Kabila’s Common Front for Congo (FCC) coalition already won comfortable majorities in both houses of parliament as well as provincial assemblies in December 30 polls.
Now FCC candidates have won 16 of 22 governorships, according to provisional results announced by the electoral commission on Wednesday.
Winning candidates include Kabila’s brother Zoe, who was elected governor of the southeastern province of Tanganyika.
The new governor of Kinshasa is also an FCC member, Gentiny Ngobila.
He is the former governor of the southwestern province of Mai-Ndombe, where violence in December claimed at least 500 lives in the town of Yumbi, according to the United Nations.
Human Rights Minister Marie-Ange Mushobekwa said recently that Ngobila would face questioning over the bloodbath.

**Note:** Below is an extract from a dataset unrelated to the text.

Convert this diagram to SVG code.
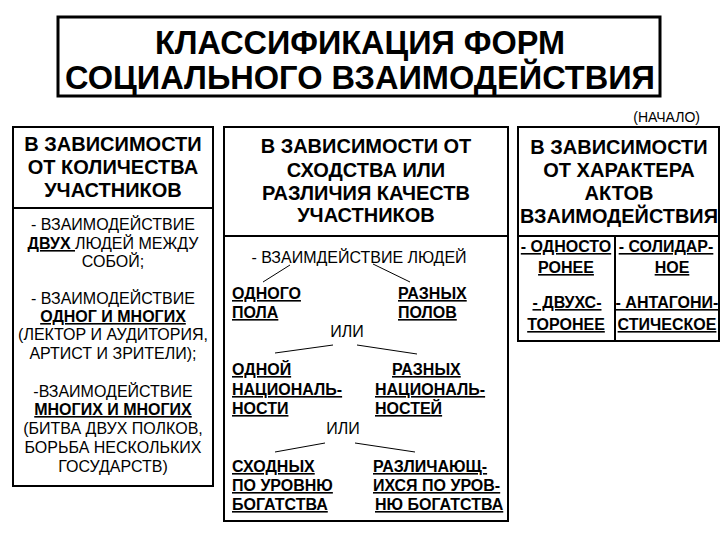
<svg xmlns="http://www.w3.org/2000/svg" width="720" height="540" viewBox="0 0 720 540">
<style>
  .box { fill: #ffffff; stroke: #000000; stroke-width: 2; }
  .sep { stroke: #000000; stroke-width: 2; fill: none; }
  .ln { stroke: #000000; stroke-width: 1; fill: none; }
  text { font-family: "Liberation Sans", Arial, sans-serif; fill: #000000; }
  .title { font-size: 33px; font-weight: bold; text-anchor: middle; }
  .hd { font-size: 20px; font-weight: bold; text-anchor: middle; }
  .rg { font-size: 16px; text-anchor: middle; }
  .bu { font-size: 16px; font-weight: bold; text-decoration: underline; }
  .c { text-anchor: middle; }
  .sm { font-size: 14px; text-anchor: end; }
</style>
<rect width="720" height="540" fill="#ffffff"/>

<g id="title">
  <rect x="58" y="17" width="602" height="79" fill="#ffffff" stroke="#000" stroke-width="3"/>
  <text class="title" x="360" y="54" textLength="410" lengthAdjust="spacingAndGlyphs">КЛАССИФИКАЦИЯ ФОРМ</text>
  <text class="title" x="360" y="89" textLength="590" lengthAdjust="spacingAndGlyphs">СОЦИАЛЬНОГО ВЗАИМОДЕЙСТВИЯ</text>
</g>

<g id="note">
  <text class="sm" x="700" y="122">(НАЧАЛО)</text>
</g>

<g id="by-count">
  <rect class="box" x="13" y="127" width="200" height="359"/>
  <line class="sep" x1="13" y1="208" x2="213" y2="208"/>
  <text class="hd" x="113" y="151">В ЗАВИСИМОСТИ</text>
  <text class="hd" x="113" y="174">ОТ КОЛИЧЕСТВА</text>
  <text class="hd" x="113" y="197">УЧАСТНИКОВ</text>
  <text class="rg" x="113" y="230">- ВЗАИМОДЕЙСТВИЕ</text>
  <text class="rg" x="113" y="249"><tspan font-weight="bold" text-decoration="underline">ДВУХ </tspan>ЛЮДЕЙ МЕЖДУ</text>
  <text class="rg" x="113" y="267">СОБОЙ;</text>
  <text class="rg" x="113" y="304">- ВЗАИМОДЕЙСТВИЕ</text>
  <text class="bu c" x="113" y="322">ОДНОГ И МНОГИХ</text>
  <text class="rg" x="113" y="340">(ЛЕКТОР И АУДИТОРИЯ,</text>
  <text class="rg" x="113" y="359">АРТИСТ И ЗРИТЕЛИ);</text>
  <text class="rg" x="113" y="397">-ВЗАИМОДЕЙСТВИЕ</text>
  <text class="bu c" x="113" y="415">МНОГИХ И МНОГИХ</text>
  <text class="rg" x="113" y="434">(БИТВА ДВУХ ПОЛКОВ,</text>
  <text class="rg" x="113" y="453">БОРЬБА НЕСКОЛЬКИХ</text>
  <text class="rg" x="113" y="472">ГОСУДАРСТВ)</text>
</g>

<g id="by-similarity">
  <rect class="box" x="224" y="127" width="284" height="394"/>
  <line class="sep" x1="224" y1="236" x2="508" y2="236"/>
  <text class="hd" x="366" y="153">В ЗАВИСИМОСТИ ОТ</text>
  <text class="hd" x="366" y="177">СХОДСТВА ИЛИ</text>
  <text class="hd" x="366" y="200">РАЗЛИЧИЯ КАЧЕСТВ</text>
  <text class="hd" x="366" y="222">УЧАСТНИКОВ</text>
  <text class="rg" x="359" y="263">- ВЗАИМДЕЙСТВИЕ ЛЮДЕЙ</text>
  <text class="bu" x="232" y="299">ОДНОГО</text>
  <text class="bu" x="232" y="318">ПОЛА</text>
  <text class="bu" x="398" y="299">РАЗНЫХ</text>
  <text class="bu" x="398" y="318">ПОЛОВ</text>
  <text class="rg" x="347" y="337">ИЛИ</text>
  <text class="bu" x="232" y="375">ОДНОЙ</text>
  <text class="bu" x="232" y="395">НАЦИОНАЛЬ-</text>
  <text class="bu" x="232" y="414">НОСТИ</text>
  <text class="bu" x="392" y="375">РАЗНЫХ</text>
  <text class="bu" x="375" y="395">НАЦИОНАЛЬ-</text>
  <text class="bu" x="375" y="414">НОСТЕЙ</text>
  <text class="rg" x="343" y="434">ИЛИ</text>
  <text class="bu" x="232" y="472">СХОДНЫХ</text>
  <text class="bu" x="232" y="491">ПО УРОВНЮ</text>
  <text class="bu" x="232" y="510">БОГАТСТВА</text>
  <text class="bu" x="373" y="472">РАЗЛИЧАЮЩ-</text>
  <text class="bu" x="373" y="491">ИХСЯ ПО УРОВ-</text>
  <text class="bu" x="375" y="510">НЮ БОГАТСТВА</text>
</g>

<g id="by-character">
  <rect class="box" x="518" y="127" width="201" height="214"/>
  <line class="sep" x1="518" y1="236" x2="719" y2="236"/>
  <line class="sep" x1="615" y1="236" x2="615" y2="341"/>
  <text class="hd" x="619" y="154">В ЗАВИСИМОСТИ</text>
  <text class="hd" x="619" y="177">ОТ ХАРАКТЕРА</text>
  <text class="hd" x="619" y="200">АКТОВ</text>
  <text class="hd" x="619" y="223" textLength="198" lengthAdjust="spacingAndGlyphs">ВЗАИМОДЕЙСТВИЯ</text>
  <text class="bu c" x="566" y="252">- ОДНОСТО</text>
  <text class="bu c" x="566" y="273">РОНЕЕ</text>
  <text class="bu c" x="666" y="252">- СОЛИДАР-</text>
  <text class="bu c" x="672" y="273">НОЕ</text>
  <text class="bu c" x="567" y="308">- ДВУХС-</text>
  <text class="bu c" x="566" y="330">ТОРОНЕЕ</text>
  <text class="bu c" x="667" y="308">- АНТАГОНИ-</text>
  <text class="bu c" x="667" y="330">СТИЧЕСКОЕ</text>
</g>

<g id="connectors">
  <line class="ln" x1="290" y1="265" x2="263" y2="282"/>
  <line class="ln" x1="373" y1="264" x2="410" y2="282"/>
  <line class="ln" x1="333" y1="345" x2="275" y2="353"/>
  <line class="ln" x1="357" y1="345" x2="417" y2="354"/>
  <line class="ln" x1="325" y1="443" x2="275" y2="452"/>
  <line class="ln" x1="355" y1="443" x2="415" y2="452"/>
</g>
</svg>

Tshisekedi’s Union for Democracy and Social Progress (UDPS) party and its allies won only one governorship, in his native province of Kasai-Oriental.
Tshisekedi was sworn in on January 24 after a bitterly disputed election mired by fraud allegations, replacing Kabila who yielded power after 18 turbulent years at the helm of sub-Saharan Africa’s biggest country.
The UDPS is working to put together a coalition government with Kabila’s.
The formation of the new government is being closely watched for signs that Kabila will continue to hold sway in the nation’s politics.